I lavoratori bolognesi della Perla, il noto marchio di lingerie made in Italy, sono in protesta da ieri per far sentire la loro voce in difesa degli oltre 100 posti di lavoro a rischio. La prima giornata di contestazione è stata all’insegna di uno sciopero con adesione del 100 per cento, indetto da Filctem-Cgil, Femca-Cisl e Uiltec-Uil di Bologna contro l’apertura delle procedure di mobilità per 126 dipendenti di due società del gruppo, mentre oggi si è tenuto nella sede della Regione Emilia-Romagna un tavolo di crisi con la partecipazione degli esponenti dei sindacati e dell’azienda, la holding olandese Sapinda, alla quale La Perla era stata ceduta da Silvio Scaglia nel febbraio 2018. L’azienda ha ribadito di non essere intenzionata a ritirare i licenziamenti e Filctem e Cgil hanno chiesto al ministero dello Sviluppo di aprire un tavolo. Secondo la segretaria della Filctem Sonia Paoloni l’azione della proprietà può preludere lo spostamento all’estero dell’intera produzione.
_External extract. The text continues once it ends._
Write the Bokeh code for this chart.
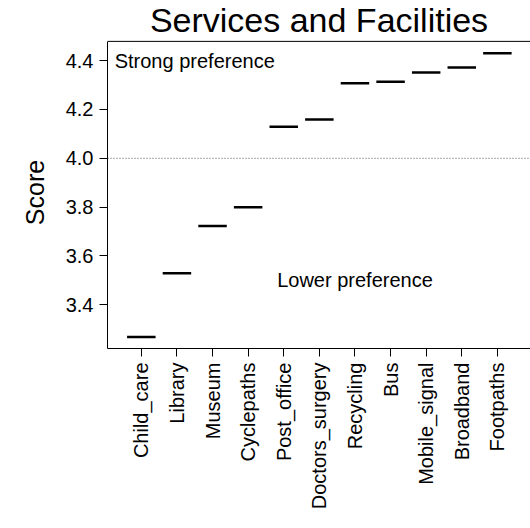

Il segretario della Cgil Maurizio Landini assicura che il sindacato cercherà di portare all’attenzione del del governo e delle istituzioni locali la questione e assicura: “Non lasceremo sole le lavoratrici”. Per Landini è un fatto grave ed è inspiegabile – aggiunge – la scelta di eliminare, su 1.200 dipendenti nel mondo, proprio quelli di Bologna, città in cui l’azienda è nata e in cui risiede la tradizione del prodotto leader del settore. “Si smonta l’impresa spingendola fuori dall’Italia – dice il leader della Cgil – e si confermano i sospetti che l’acquisto da parte del Fondo Sapinda sia stato un gioco finanziario, senza alcuna logica industriale: nessun progetto di sviluppo, un piano industriale fatto solo di tagli del personale”.